▶ _Written exercise_: Retype the records below from their first line through the line holding "915, 775, 840, 710, 765]", including both ends and no pictures.
[start]
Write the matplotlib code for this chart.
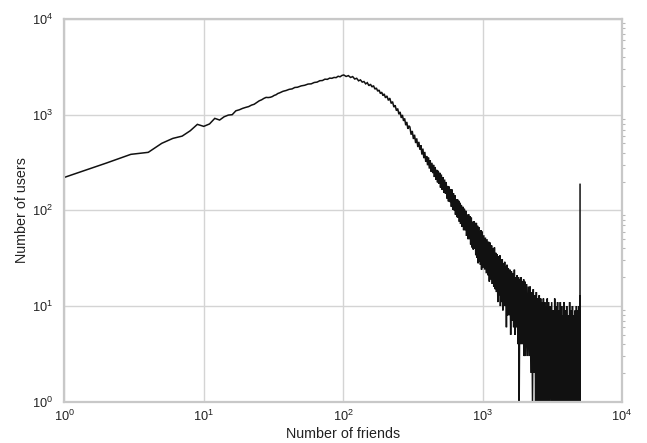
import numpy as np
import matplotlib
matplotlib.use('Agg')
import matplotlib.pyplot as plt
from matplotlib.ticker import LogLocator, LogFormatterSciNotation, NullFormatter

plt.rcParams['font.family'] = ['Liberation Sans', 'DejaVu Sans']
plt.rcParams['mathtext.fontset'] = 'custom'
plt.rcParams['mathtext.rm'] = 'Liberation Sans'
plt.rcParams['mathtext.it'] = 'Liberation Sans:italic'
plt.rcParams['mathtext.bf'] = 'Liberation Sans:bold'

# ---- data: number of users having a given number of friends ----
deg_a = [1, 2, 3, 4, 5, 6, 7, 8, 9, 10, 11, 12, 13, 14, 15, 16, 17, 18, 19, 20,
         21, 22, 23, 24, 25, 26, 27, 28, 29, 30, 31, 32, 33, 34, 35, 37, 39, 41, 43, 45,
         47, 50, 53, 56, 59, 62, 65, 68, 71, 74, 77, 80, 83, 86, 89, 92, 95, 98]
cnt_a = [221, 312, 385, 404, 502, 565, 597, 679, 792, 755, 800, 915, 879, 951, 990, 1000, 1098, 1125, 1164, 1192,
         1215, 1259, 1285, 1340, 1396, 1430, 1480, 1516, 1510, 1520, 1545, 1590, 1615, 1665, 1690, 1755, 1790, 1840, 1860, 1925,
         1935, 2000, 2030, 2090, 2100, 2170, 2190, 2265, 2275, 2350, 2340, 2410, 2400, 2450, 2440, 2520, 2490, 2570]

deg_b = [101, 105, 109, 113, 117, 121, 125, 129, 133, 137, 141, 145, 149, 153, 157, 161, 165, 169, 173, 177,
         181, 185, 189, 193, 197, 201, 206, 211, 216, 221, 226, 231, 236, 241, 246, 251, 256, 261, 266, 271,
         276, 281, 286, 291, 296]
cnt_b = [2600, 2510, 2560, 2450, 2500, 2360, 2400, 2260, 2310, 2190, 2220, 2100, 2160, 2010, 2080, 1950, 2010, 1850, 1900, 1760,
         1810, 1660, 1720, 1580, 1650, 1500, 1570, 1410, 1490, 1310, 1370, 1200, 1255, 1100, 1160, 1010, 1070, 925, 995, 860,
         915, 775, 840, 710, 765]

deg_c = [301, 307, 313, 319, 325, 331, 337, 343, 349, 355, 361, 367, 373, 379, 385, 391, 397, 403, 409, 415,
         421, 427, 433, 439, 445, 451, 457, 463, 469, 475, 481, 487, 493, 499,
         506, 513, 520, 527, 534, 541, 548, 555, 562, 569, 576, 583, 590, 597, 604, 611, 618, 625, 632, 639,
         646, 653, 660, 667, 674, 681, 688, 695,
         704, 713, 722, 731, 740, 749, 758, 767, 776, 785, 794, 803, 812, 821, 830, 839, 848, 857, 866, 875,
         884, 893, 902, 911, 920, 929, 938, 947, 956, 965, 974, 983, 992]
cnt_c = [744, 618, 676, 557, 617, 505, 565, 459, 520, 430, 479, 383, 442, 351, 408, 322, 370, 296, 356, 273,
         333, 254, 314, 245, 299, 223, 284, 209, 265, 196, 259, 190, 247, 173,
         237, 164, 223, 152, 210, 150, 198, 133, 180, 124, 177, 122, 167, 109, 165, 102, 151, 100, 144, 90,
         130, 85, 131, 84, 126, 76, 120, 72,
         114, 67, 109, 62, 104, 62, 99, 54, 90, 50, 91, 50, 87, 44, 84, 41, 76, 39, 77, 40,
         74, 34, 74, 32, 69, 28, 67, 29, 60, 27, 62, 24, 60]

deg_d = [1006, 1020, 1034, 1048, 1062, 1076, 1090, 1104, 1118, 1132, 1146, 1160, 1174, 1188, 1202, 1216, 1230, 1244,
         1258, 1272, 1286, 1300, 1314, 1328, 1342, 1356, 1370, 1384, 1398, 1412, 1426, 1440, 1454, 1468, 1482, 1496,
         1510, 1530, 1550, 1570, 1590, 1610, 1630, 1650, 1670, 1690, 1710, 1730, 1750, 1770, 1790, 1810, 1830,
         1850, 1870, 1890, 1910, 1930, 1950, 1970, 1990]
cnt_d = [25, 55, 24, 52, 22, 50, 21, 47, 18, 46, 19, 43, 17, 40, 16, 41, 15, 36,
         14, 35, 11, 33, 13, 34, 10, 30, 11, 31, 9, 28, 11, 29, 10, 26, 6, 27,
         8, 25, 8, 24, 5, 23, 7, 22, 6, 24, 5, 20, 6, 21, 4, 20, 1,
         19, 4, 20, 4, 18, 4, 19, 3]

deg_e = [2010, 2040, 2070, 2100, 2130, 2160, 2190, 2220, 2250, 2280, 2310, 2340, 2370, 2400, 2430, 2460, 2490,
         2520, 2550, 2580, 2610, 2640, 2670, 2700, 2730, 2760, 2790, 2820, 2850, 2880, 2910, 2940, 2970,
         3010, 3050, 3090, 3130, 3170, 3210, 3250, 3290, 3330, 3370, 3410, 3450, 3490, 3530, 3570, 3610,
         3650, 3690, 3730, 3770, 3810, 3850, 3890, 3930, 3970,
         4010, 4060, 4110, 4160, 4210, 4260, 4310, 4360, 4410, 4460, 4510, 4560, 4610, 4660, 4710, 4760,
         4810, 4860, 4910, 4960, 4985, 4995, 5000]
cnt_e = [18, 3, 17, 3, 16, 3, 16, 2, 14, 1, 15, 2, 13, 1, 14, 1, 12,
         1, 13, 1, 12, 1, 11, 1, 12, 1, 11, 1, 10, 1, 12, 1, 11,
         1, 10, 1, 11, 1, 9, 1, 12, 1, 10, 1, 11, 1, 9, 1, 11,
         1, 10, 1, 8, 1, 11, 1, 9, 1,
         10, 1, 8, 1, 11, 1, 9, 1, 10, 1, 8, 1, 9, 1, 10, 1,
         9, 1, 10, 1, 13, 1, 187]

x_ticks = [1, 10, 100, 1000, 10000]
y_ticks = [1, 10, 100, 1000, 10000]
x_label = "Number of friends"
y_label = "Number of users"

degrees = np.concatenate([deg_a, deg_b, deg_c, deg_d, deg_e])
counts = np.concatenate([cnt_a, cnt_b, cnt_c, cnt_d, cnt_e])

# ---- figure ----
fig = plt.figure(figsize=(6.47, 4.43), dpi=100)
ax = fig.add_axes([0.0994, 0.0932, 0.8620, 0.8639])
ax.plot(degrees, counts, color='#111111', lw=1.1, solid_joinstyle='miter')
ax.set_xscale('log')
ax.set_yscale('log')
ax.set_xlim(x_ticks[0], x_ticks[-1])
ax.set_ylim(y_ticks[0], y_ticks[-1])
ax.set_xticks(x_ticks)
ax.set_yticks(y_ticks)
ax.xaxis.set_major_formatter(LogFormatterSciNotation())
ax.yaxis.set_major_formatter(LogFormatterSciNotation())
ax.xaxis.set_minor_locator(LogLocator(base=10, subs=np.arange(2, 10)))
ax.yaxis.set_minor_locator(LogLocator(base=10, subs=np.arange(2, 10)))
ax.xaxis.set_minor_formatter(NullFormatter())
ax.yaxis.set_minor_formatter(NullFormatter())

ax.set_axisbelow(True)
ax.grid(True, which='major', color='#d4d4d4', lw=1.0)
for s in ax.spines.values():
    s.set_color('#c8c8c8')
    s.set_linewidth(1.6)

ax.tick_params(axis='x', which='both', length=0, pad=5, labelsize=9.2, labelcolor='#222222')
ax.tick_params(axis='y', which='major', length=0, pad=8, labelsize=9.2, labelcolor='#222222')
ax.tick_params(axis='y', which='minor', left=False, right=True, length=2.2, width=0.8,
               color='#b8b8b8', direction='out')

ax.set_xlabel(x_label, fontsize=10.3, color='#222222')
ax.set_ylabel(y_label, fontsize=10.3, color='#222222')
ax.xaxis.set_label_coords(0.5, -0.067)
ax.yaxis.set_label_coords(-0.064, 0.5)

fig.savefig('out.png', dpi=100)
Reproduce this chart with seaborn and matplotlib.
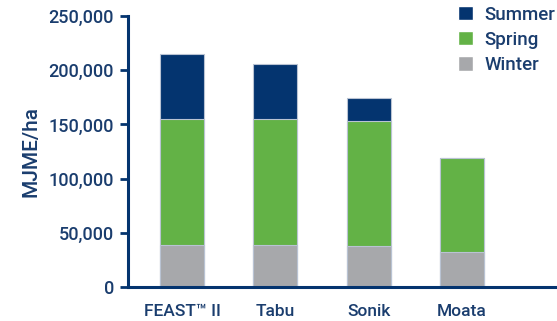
[end]
▶ _Answer for the task_:
Write the matplotlib code for this chart.
import numpy as np
import matplotlib
matplotlib.use('Agg')
import matplotlib.pyplot as plt
from matplotlib.ticker import LogLocator, LogFormatterSciNotation, NullFormatter

plt.rcParams['font.family'] = ['Liberation Sans', 'DejaVu Sans']
plt.rcParams['mathtext.fontset'] = 'custom'
plt.rcParams['mathtext.rm'] = 'Liberation Sans'
plt.rcParams['mathtext.it'] = 'Liberation Sans:italic'
plt.rcParams['mathtext.bf'] = 'Liberation Sans:bold'

# ---- data: number of users having a given number of friends ----
deg_a = [1, 2, 3, 4, 5, 6, 7, 8, 9, 10, 11, 12, 13, 14, 15, 16, 17, 18, 19, 20,
         21, 22, 23, 24, 25, 26, 27, 28, 29, 30, 31, 32, 33, 34, 35, 37, 39, 41, 43, 45,
         47, 50, 53, 56, 59, 62, 65, 68, 71, 74, 77, 80, 83, 86, 89, 92, 95, 98]
cnt_a = [221, 312, 385, 404, 502, 565, 597, 679, 792, 755, 800, 915, 879, 951, 990, 1000, 1098, 1125, 1164, 1192,
         1215, 1259, 1285, 1340, 1396, 1430, 1480, 1516, 1510, 1520, 1545, 1590, 1615, 1665, 1690, 1755, 1790, 1840, 1860, 1925,
         1935, 2000, 2030, 2090, 2100, 2170, 2190, 2265, 2275, 2350, 2340, 2410, 2400, 2450, 2440, 2520, 2490, 2570]

deg_b = [101, 105, 109, 113, 117, 121, 125, 129, 133, 137, 141, 145, 149, 153, 157, 161, 165, 169, 173, 177,
         181, 185, 189, 193, 197, 201, 206, 211, 216, 221, 226, 231, 236, 241, 246, 251, 256, 261, 266, 271,
         276, 281, 286, 291, 296]
cnt_b = [2600, 2510, 2560, 2450, 2500, 2360, 2400, 2260, 2310, 2190, 2220, 2100, 2160, 2010, 2080, 1950, 2010, 1850, 1900, 1760,
         1810, 1660, 1720, 1580, 1650, 1500, 1570, 1410, 1490, 1310, 1370, 1200, 1255, 1100, 1160, 1010, 1070, 925, 995, 860,
         915, 775, 840, 710, 765]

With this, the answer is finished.